Un homme comme une autre

Éprouvé par ce qu’il vit au quotidien, Yann a décidé d’exposer son problème à sa fille Aïda. Mais comme il ne peut lui dire ouvertement, il a décidé de le faire via une caméra pour qu’elle puisse le visionner lorsqu’elle sera en âge de le comprendre. Divorcé de Ninon sa mère, Yann pourrait se vanter d’être un homme séduisant. Il y a peu, il a candidaté pour un gros cabinet d’architecture et ses idées novatrices lui ont permis d’être bien accueilli sauf pour sa collègue Suzon à laquelle il doit faire équipe. Malheureusement, depuis quelques temps, sa barbe se dégarnit au détriment de ses cheveux qui prennent plus de volume. Pareillement, sa voix déraille complètement. Un jour, lors d’une réunion de travail, il perd connaissance. Eu égard à son état, son ex-femme Ninon l’envoie consulter un médecin qui lui détecte un problème hormonal mais se refuse à voir un spécialiste. Jusqu’au jour où en se lavant, il s’aperçoit que des seins lui poussent. Yann découvre alors qu’il est en train de se féminiser. Totalement perturbé par ce qui lui arrive, il modifie son comportement vis-à-vis de ses proches, s’effaçant progressivement. Comment enrayer cette transformation et comment l’expliquer à Aïda ?

Par phibes, le 6 décembre 2020

Notre avis sur Un homme comme une autre

Parce que leur association leur est nécessaire, Stéphane Betbéder et Frederico Pietrobon se retrouvent une nouvelle fois après des albums en commun tels Deep, Alice Matheson (T4), Escape this. Cette fois-ci, les auteurs se lancent dans un roman graphique anticipatif au titre ambigu et qui a la particularité de se focaliser sur une personne (Yann) dont la destinée va être bousculée par ce qui lui arrive.

A n’en pas douter, le récit se veut pour le moins stupéfiant par la thématique développée.
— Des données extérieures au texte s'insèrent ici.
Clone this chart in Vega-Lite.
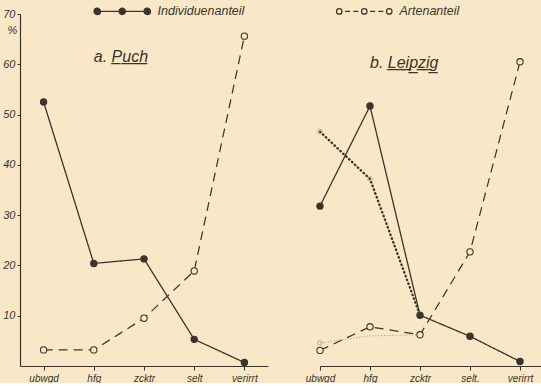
{
  "$schema": "https://vega.github.io/schema/vega-lite/v6.json",
  "background": "#f8e8c7",
  "padding": {"left": 2, "top": 5, "right": 0, "bottom": 0},
  "bounds": "flush",
  "spacing": 52,
  "config": {
    "view": {"stroke": null},
    "font": "Liberation Sans",
    "axis": {
      "grid": false,
      "labelFont": "Liberation Sans",
      "labelFontStyle": "italic",
      "labelColor": "#3b342b",
      "domainColor": "#3b342b",
      "tickColor": "#3b342b",
      "domainWidth": 1.2,
      "tickWidth": 1
    }
  },
  "datasets": {
    "puch": [
      {"kat": "ubwgd", "serie": "Individuenanteil", "wert": 52.5},
      {"kat": "hfg", "serie": "Individuenanteil", "wert": 20.4},
      {"kat": "zcktr", "serie": "Individuenanteil", "wert": 21.3},
      {"kat": "selt", "serie": "Individuenanteil", "wert": 5.3},
      {"kat": "verirrt", "serie": "Individuenanteil", "wert": 0.7},
      {"kat": "ubwgd", "serie": "Artenanteil", "wert": 3.2},
      {"kat": "hfg", "serie": "Artenanteil", "wert": 3.2},
      {"kat": "zcktr", "serie": "Artenanteil", "wert": 9.5},
      {"kat": "selt", "serie": "Artenanteil", "wert": 18.9},
      {"kat": "verirrt", "serie": "Artenanteil", "wert": 65.6}
    ],
    "leipzig": [
      {"kat": "ubwgd", "serie": "Individuenanteil", "wert": 31.8},
      {"kat": "hfg", "serie": "Individuenanteil", "wert": 51.7},
      {"kat": "zcktr", "serie": "Individuenanteil", "wert": 10.1},
      {"kat": "selt.", "serie": "Individuenanteil", "wert": 5.9},
      {"kat": "verirrt", "serie": "Individuenanteil", "wert": 0.9},
      {"kat": "ubwgd", "serie": "Artenanteil", "wert": 3.1},
      {"kat": "hfg", "serie": "Artenanteil", "wert": 7.8},
      {"kat": "zcktr", "serie": "Artenanteil", "wert": 6.2},
      {"kat": "selt.", "serie": "Artenanteil", "wert": 22.7},
      {"kat": "verirrt", "serie": "Artenanteil", "wert": 60.5},
      {"kat": "ubwgd", "serie": "Individuenanteil (Vergleich)", "wert": 46.6},
      {"kat": "hfg", "serie": "Individuenanteil (Vergleich)", "wert": 37.2},
      {"kat": "zcktr", "serie": "Individuenanteil (Vergleich)", "wert": 10.1},
      {"kat": "ubwgd", "serie": "Artenanteil (Vergleich)", "wert": 4.6},
      {"kat": "hfg", "serie": "Artenanteil (Vergleich)", "wert": 6.0},
      {"kat": "zcktr", "serie": "Artenanteil (Vergleich)", "wert": 6.2}
    ]
  },
  "resolve": {
    "scale": {"x": "independent", "fill": "independent", "color": "independent", "strokeDash": "independent", "strokeWidth": "independent"},
    "legend": {"fill": "independent"}
  },
  "hconcat": [
    {
      "width": 248,
      "height": 352,
      "data": {"name": "puch"},
      "layer": [
        {
          "mark": {"type": "line"},
          "encoding": {
            "x": {"field": "kat", "type": "ordinal", "sort": ["ubwgd", "hfg", "zcktr", "selt", "verirrt"], "scale": {"type": "point", "padding": 0.47},
                  "axis": {"title": null, "labelAngle": 0, "labelFontSize": 10, "tickSize": 4, "labelPadding": 3}},
            "y": {"field": "wert", "type": "quantitative", "scale": {"domain": [0, 70], "nice": false},
                  "axis": {"values": [10, 20, 30, 40, 50, 60, 70], "title": "%", "titleAngle": 0, "titleX": -8, "titleY": 16, "titleAlign": "center", "titleBaseline": "middle", "titleFontSize": 11, "titleFontStyle": "italic", "titleFontWeight": "normal", "titleFont": "Liberation Sans", "titleColor": "#3b342b", "labelFontSize": 11, "labelPadding": 2, "tickSize": 3}},
            "detail": {"field": "serie"},
            "strokeDash": {"field": "serie", "type": "nominal", "legend": null, "scale": {"domain": ["Individuenanteil", "Artenanteil", "Individuenanteil (Vergleich)", "Artenanteil (Vergleich)"], "range": [[1, 0], [9, 6], [2, 2], [1, 1.8]]}},
            "strokeWidth": {"field": "serie", "type": "ordinal", "legend": null, "scale": {"domain": ["Individuenanteil", "Artenanteil", "Individuenanteil (Vergleich)", "Artenanteil (Vergleich)"], "range": [1.3, 1.1, 2.8, 0.9]}},
            "color": {"field": "serie", "type": "nominal", "legend": null, "scale": {"domain": ["Individuenanteil", "Artenanteil", "Individuenanteil (Vergleich)", "Artenanteil (Vergleich)"], "range": ["#3b342b", "#3b342b", "#3b342b", "#aca18c"]}}
          }
        },
        {
          "transform": [{"filter": {"field": "serie", "oneOf": ["Individuenanteil", "Artenanteil"]}}],
          "mark": {"type": "point", "filled": true, "stroke": "#3b342b", "strokeWidth": 1.1, "size": 40, "opacity": 1},
          "encoding": {
            "x": {"field": "kat", "type": "ordinal", "sort": ["ubwgd", "hfg", "zcktr", "selt", "verirrt"]},
            "y": {"field": "wert", "type": "quantitative"},
            "fill": {"field": "serie", "type": "nominal",
              "scale": {"domain": ["Individuenanteil", "Artenanteil"], "range": ["#3b342b", "#f8e8c7"]},
              "legend": {
                "orient": "none", "legendX": 96, "legendY": -9, "direction": "horizontal", "title": null,
                "values": ["Individuenanteil", "Artenanteil"],
                "symbolSize": 100,
                "symbolType": {"expr": "datum.value === 'Artenanteil' ? 'M-5.55,0A0.55,0.55 0 1 0 -4.45,0A0.55,0.55 0 1 0 -5.55,0Z M-0.55,0A0.55,0.55 0 1 0 0.55,0A0.55,0.55 0 1 0 -0.55,0Z M4.45,0A0.55,0.55 0 1 0 5.55,0A0.55,0.55 0 1 0 4.45,0Z M-3.82,0L-2.82,0 M-2.18,0L-1.18,0 M1.18,0L2.18,0 M2.82,0L3.82,0' : 'M-5.65,0A0.65,0.65 0 1 0 -4.35,0A0.65,0.65 0 1 0 -5.65,0Z M-0.65,0A0.65,0.65 0 1 0 0.65,0A0.65,0.65 0 1 0 -0.65,0Z M4.35,0A0.65,0.65 0 1 0 5.65,0A0.65,0.65 0 1 0 4.35,0Z M-4.35,0L-0.65,0 M0.65,0L4.35,0'"},
                "symbolStrokeColor": "#3b342b", "symbolStrokeWidth": 1.2,
                "labelOffset": 29, "columnPadding": 89,
                "labelFont": "Liberation Sans", "labelFontStyle": "italic", "labelFontSize": 12.5, "labelColor": "#3b342b", "labelLimit": 300
              }
            }
          }
        },
        {
          "data": {"values": [{"titel": "a. P̲u̲c̲h̲"}]},
          "mark": {"type": "text", "align": "left", "baseline": "middle", "font": "Liberation Sans", "fontStyle": "italic", "fontSize": 16, "color": "#3b342b"},
          "encoding": {
            "x": {"datum": "hfg"},
            "y": {"datum": 61.4},
            "text": {"field": "titel"}
          }
        }
      ]
    },
    {
      "width": 221,
      "height": 352,
      "data": {"name": "leipzig"},
      "layer": [
        {
          "transform": [{"filter": {"field": "serie", "oneOf": ["Individuenanteil", "Artenanteil", "Artenanteil (Vergleich)"]}}],
          "mark": {"type": "line"},
          "encoding": {
            "x": {"field": "kat", "type": "ordinal", "sort": ["ubwgd", "hfg", "zcktr", "selt.", "verirrt"], "scale": {"type": "point", "padding": 0.21, "align": 0},
                  "axis": {"title": null, "labelAngle": 0, "labelFontSize": 10, "tickSize": 4, "labelPadding": 3}},
            "y": {"field": "wert", "type": "quantitative", "scale": {"domain": [0, 70], "nice": false}, "axis": null},
            "detail": {"field": "serie"},
            "strokeDash": {"field": "serie", "type": "nominal", "legend": null, "scale": {"domain": ["Individuenanteil", "Artenanteil", "Individuenanteil (Vergleich)", "Artenanteil (Vergleich)"], "range": [[1, 0], [9, 6], [2, 2], [1, 1.8]]}},
            "strokeWidth": {"field": "serie", "type": "ordinal", "legend": null, "scale": {"domain": ["Individuenanteil", "Artenanteil", "Individuenanteil (Vergleich)", "Artenanteil (Vergleich)"], "range": [1.3, 1.1, 2.8, 0.9]}},
            "color": {"field": "serie", "type": "nominal", "legend": null, "scale": {"domain": ["Individuenanteil", "Artenanteil", "Individuenanteil (Vergleich)", "Artenanteil (Vergleich)"], "range": ["#3b342b", "#3b342b", "#3b342b", "#aca18c"]}}
          }
        },
        {
          "transform": [{"filter": "datum.serie == 'Individuenanteil (Vergleich)'"}],
          "mark": {"type": "line", "color": "#3b342b", "strokeWidth": 2.3, "strokeDash": [0.6, 3.4], "strokeCap": "round"},
          "encoding": {
            "x": {"field": "kat", "type": "ordinal", "sort": ["ubwgd", "hfg", "zcktr", "selt.", "verirrt"]},
            "y": {"field": "wert", "type": "quantitative"}
          }
        },
        {
          "transform": [{"filter": "(datum.serie == 'Individuenanteil (Vergleich)' && datum.kat != 'zcktr') || (datum.serie == 'Artenanteil (Vergleich)' && datum.kat == 'ubwgd')"}],
          "mark": {"type": "point", "filled": false, "stroke": "#a3977f", "strokeWidth": 1, "size": 22},
          "encoding": {
            "x": {"field": "kat", "type": "ordinal", "sort": ["ubwgd", "hfg", "zcktr", "selt.", "verirrt"]},
            "y": {"field": "wert", "type": "quantitative"}
          }
        },
        {
          "transform": [{"filter": {"field": "serie", "oneOf": ["Individuenanteil", "Artenanteil"]}}],
          "mark": {"type": "point", "filled": true, "stroke": "#3b342b", "strokeWidth": 1.1, "size": 40, "opacity": 1},
          "encoding": {
            "x": {"field": "kat", "type": "ordinal", "sort": ["ubwgd", "hfg", "zcktr", "selt.", "verirrt"]},
            "y": {"field": "wert", "type": "quantitative"},
            "fill": {"field": "serie", "type": "nominal", "legend": null,
              "scale": {"domain": ["Individuenanteil", "Artenanteil"], "range": ["#3b342b", "#f8e8c7"]}}
          }
        },
        {
          "data": {"values": [{"titel": "b. L̲e̲i̲p̲z̲i̲g̲"}]},
          "mark": {"type": "text", "align": "left", "baseline": "middle", "font": "Liberation Sans", "fontStyle": "italic", "fontSize": 16, "color": "#3b342b"},
          "encoding": {
            "x": {"datum": "hfg"},
            "y": {"datum": 60.2},
            "text": {"field": "titel"}
          }
        }
      ]
    }
  ]
}
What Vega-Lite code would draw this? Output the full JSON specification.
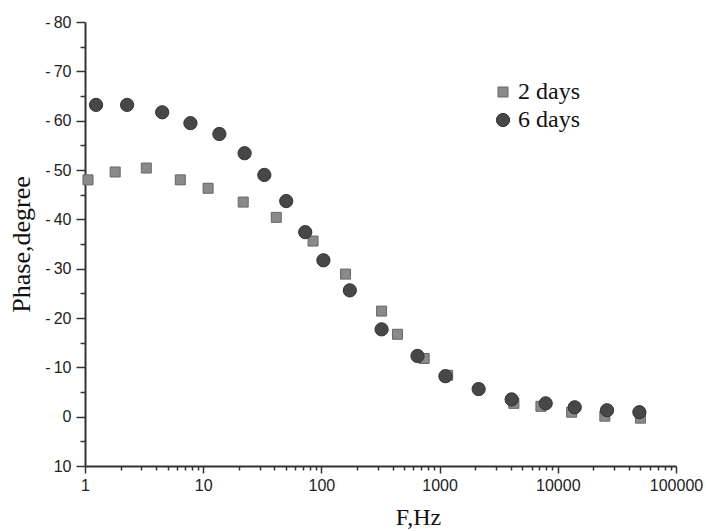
{
  "$schema": "https://vega.github.io/schema/vega-lite/v6.json",
  "autosize": "none",
  "width": 591,
  "height": 444,
  "padding": {"left": 85, "top": 22, "right": 30, "bottom": 65},
  "background": "white",
  "config": {
    "view": {"stroke": null},
    "axis": {"grid": false, "domainColor": "#333", "domainWidth": 2, "tickColor": "#333", "tickWidth": 1.5, "labelFont": "Liberation Sans", "labelFontSize": 16, "labelColor": "#222", "titleFont": "Liberation Serif", "titleFontWeight": "normal", "titleColor": "#111"}
  },
  "data": {"values": [
    {"f": 1.06, "phase": -48.0, "series": "2 days"},
    {"f": 1.8, "phase": -49.6, "series": "2 days"},
    {"f": 3.3, "phase": -50.4, "series": "2 days"},
    {"f": 6.4, "phase": -48.0, "series": "2 days"},
    {"f": 11, "phase": -46.3, "series": "2 days"},
    {"f": 21.8, "phase": -43.5, "series": "2 days"},
    {"f": 41.5, "phase": -40.4, "series": "2 days"},
    {"f": 85, "phase": -35.6, "series": "2 days"},
    {"f": 160, "phase": -28.9, "series": "2 days"},
    {"f": 323, "phase": -21.4, "series": "2 days"},
    {"f": 440, "phase": -16.7, "series": "2 days"},
    {"f": 740, "phase": -11.8, "series": "2 days"},
    {"f": 1170, "phase": -8.4, "series": "2 days"},
    {"f": 4250, "phase": -2.7, "series": "2 days"},
    {"f": 7200, "phase": -2.1, "series": "2 days"},
    {"f": 13100, "phase": -0.9, "series": "2 days"},
    {"f": 25000, "phase": -0.1, "series": "2 days"},
    {"f": 50000, "phase": 0.3, "series": "2 days"},
    {"f": 1.24, "phase": -63.2, "series": "6 days"},
    {"f": 2.27, "phase": -63.2, "series": "6 days"},
    {"f": 4.5, "phase": -61.7, "series": "6 days"},
    {"f": 7.8, "phase": -59.5, "series": "6 days"},
    {"f": 13.7, "phase": -57.3, "series": "6 days"},
    {"f": 22.4, "phase": -53.4, "series": "6 days"},
    {"f": 32.9, "phase": -49.0, "series": "6 days"},
    {"f": 50.4, "phase": -43.7, "series": "6 days"},
    {"f": 73, "phase": -37.4, "series": "6 days"},
    {"f": 104, "phase": -31.7, "series": "6 days"},
    {"f": 174, "phase": -25.6, "series": "6 days"},
    {"f": 323, "phase": -17.7, "series": "6 days"},
    {"f": 650, "phase": -12.3, "series": "6 days"},
    {"f": 1120, "phase": -8.2, "series": "6 days"},
    {"f": 2140, "phase": -5.6, "series": "6 days"},
    {"f": 4070, "phase": -3.5, "series": "6 days"},
    {"f": 7900, "phase": -2.7, "series": "6 days"},
    {"f": 13900, "phase": -1.9, "series": "6 days"},
    {"f": 26100, "phase": -1.3, "series": "6 days"},
    {"f": 49000, "phase": -0.9, "series": "6 days"}
  ]},
  "layer": [
    {
      "mark": {"type": "point", "filled": true, "opacity": 1, "strokeWidth": 1},
      "encoding": {
        "x": {"field": "f", "type": "quantitative", "scale": {"type": "log", "domain": [1, 100000], "nice": false},
          "axis": {"orient": "bottom", "values": [1, 10, 100, 1000, 10000, 100000], "format": "d", "tickSize": 7, "labelPadding": 4, "title": "F,Hz", "titleFontSize": 24, "titleX": 333, "titleY": 58, "titleBaseline": "alphabetic", "labelFlush": false}},
        "y": {"field": "phase", "type": "quantitative", "scale": {"domain": [-80, 10], "reverse": true, "nice": false},
          "axis": {"orient": "left", "values": [-80, -70, -60, -50, -40, -30, -20, -10, 0, 10], "tickSize": 9, "labelPadding": 5, "labelExpr": "datum.value < 0 ? '-\u2009' + abs(datum.value) : datum.label", "title": "Phase,degree", "titleFontSize": 26, "titleX": -56, "titleY": 222, "titleBaseline": "alphabetic"}},
        "color": {"field": "series", "type": "nominal", "scale": {"domain": ["2 days", "6 days"], "range": ["#8a8a8a", "#474747"]},
          "legend": {"orient": "none", "legendX": 406, "legendY": 58, "title": null, "labelFont": "Liberation Serif", "labelFontSize": 24, "labelColor": "#111", "symbolSize": 150, "rowPadding": 4, "labelOffset": 3, "symbolStrokeWidth": 1}},
        "shape": {"field": "series", "type": "nominal", "scale": {"domain": ["2 days", "6 days"], "range": ["square", "circle"]}},
        "size": {"field": "series", "type": "nominal", "scale": {"domain": ["2 days", "6 days"], "range": [100, 175]}, "legend": null},
        "stroke": {"field": "series", "type": "nominal", "scale": {"domain": ["2 days", "6 days"], "range": ["#666666", "#333333"]}, "legend": null}
      }
    },
    {
      "mark": {"type": "point", "opacity": 0},
      "encoding": {
        "x": {"field": "f", "type": "quantitative",
          "axis": {"orient": "bottom", "values": [2,3,4,5,6,7,8,9,20,30,40,50,60,70,80,90,200,300,400,500,600,700,800,900,2000,3000,4000,5000,6000,7000,8000,9000,20000,30000,40000,50000,60000,70000,80000,90000], "labels": false, "tickSize": 4, "title": null, "domain": false}},
        "y": {"field": "phase", "type": "quantitative",
          "axis": {"orient": "left", "values": [-75, -65, -55, -45, -35, -25, -15, -5, 5], "labels": false, "tickSize": 5, "title": null, "domain": false}}
      }
    }
  ],
  "resolve": {"axis": {"x": "independent", "y": "independent"}}
}
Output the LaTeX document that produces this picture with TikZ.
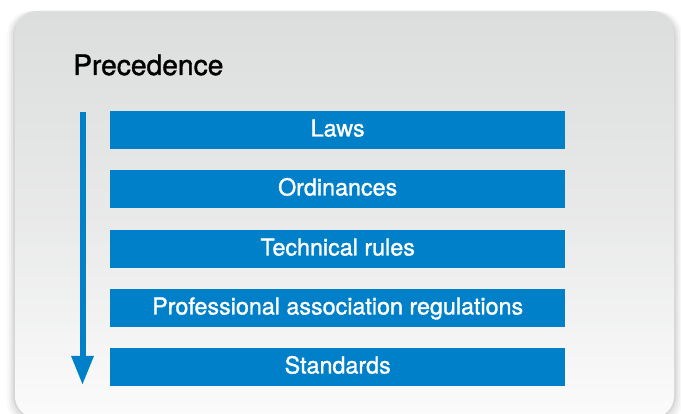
\documentclass[tikz,border=0pt]{standalone}
\usepackage{fontspec}
\setmainfont{TeX Gyre Heros}
\newfontfamily\medfont{TeX Gyre Heros}[FakeBold=1.3]
\usetikzlibrary{arrows.meta}
\definecolor{barblue}{RGB}{0,128,200}
\definecolor{paneltop}{RGB}{220,221,221}
\definecolor{panelbot}{RGB}{251,251,251}
\tikzset{
  bar/.style={fill=barblue, draw=none, minimum width=455pt, minimum height=38pt, inner sep=0pt,
    text height=16.5pt, text depth=4pt,
    text=white, font=\medfont\fontsize{23.3}{23.3}\selectfont, anchor=north west},
}
\begin{document}
\begin{tikzpicture}[x=1pt,y=-1pt]
\useasboundingbox (0,0) rectangle (681,414);
\fill[white] (0,0) rectangle (681,414);
% soft shadow
\foreach \d/\o in {8/0.025,6/0.035,4/0.045,2/0.06}{
  \fill[black,opacity=\o,rounded corners=24pt] (15-\d,11+2-\d*0.3) rectangle (674+\d,418+\d);
}
\shade[rounded corners=22pt, top color=paneltop, bottom color=panelbot, middle color=paneltop!60!panelbot]
  (15,11) rectangle (674,418);
\node[anchor=base west, font=\medfont\fontsize{28.2}{28.2}\selectfont, inner sep=0pt] (title) at (73,75) {Precedence};
\node[bar] (laws) at (110,111) {Laws};
\node[bar] (ord) at (110,170) {Ordinances};
\node[bar] (tech) at (110,230) {Technical rules};
\node[bar] (prof) at (110,289) {Professional association regulations};
\node[bar] (std) at (110,348) {Standards};
\coordinate (atop) at (82.5,112);
\coordinate (abot) at (82.5,385);
\draw[barblue, line width=6pt, -{Triangle[width=21pt,length=29pt]}] (atop) -- (abot);
\end{tikzpicture}
\end{document}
Certes empreint d’une réelle modernité, cette dernière se veut nous entraîner dans un processus de féminisation non voulu vécu par un homme somme toute commun. A partir de divers détails, l’on découvre les différentes étapes de sa mutation qui bien sûr bouleverse la sensibilité du concerné au point de le pousser à se questionner sur la façon d’assumer celle-ci. Vis-à-vis de son nouveau travail, de sa fille, de son entourage, Yann prend des décisions fuyantes qui génèrent en face une certaine incompréhension. Et puis bien sûr, il y a le pourquoi de la chose qui va nous être dévoilé de façon scientifique, environnementale.

L’on concèdera qu’à partir de cette fiction et des nombreux échanges mis en avant, Stéphane Betbéder a semble-t-il voulu sensibiliser son lectorat sur plusieurs faits. Tout d’abord, il a souhaité susciter la surprise via l’histoire d’un homme qui se nourrit d’une mutation intempestive. Ensuite, il a voulu alerter sur l’évolution inquiétante de notre société, sur la perturbation de nos organismes via des substances que l’on inhale, que l’on ingère et qui sont pour le moins dangereuses pour la santé. Enfin, il a espéré engager une réflexion sur la différence, sur son acceptation et son adaptation. Le tout se digère assez facilement malgré quelques séquences tirant sur le documentaire un peu lourdes et un personnage qui a du mal à convaincre totalement.

La partie graphique de Frederico Pietrobon repose sur un réalisme quasi photographique dont l’artiste a la maitrise. Les instantanés qu’il nous offre, même si certains se veulent un tantinet dépouillés, sans arrière-plans et à la colorisation uniforme, servent efficacement les péripéties liées à Yann et témoignent habilement son trouble.

Une fiction troublante qui a toutefois son intérêt et qui a l’avantage de susciter de bonnes réflexions.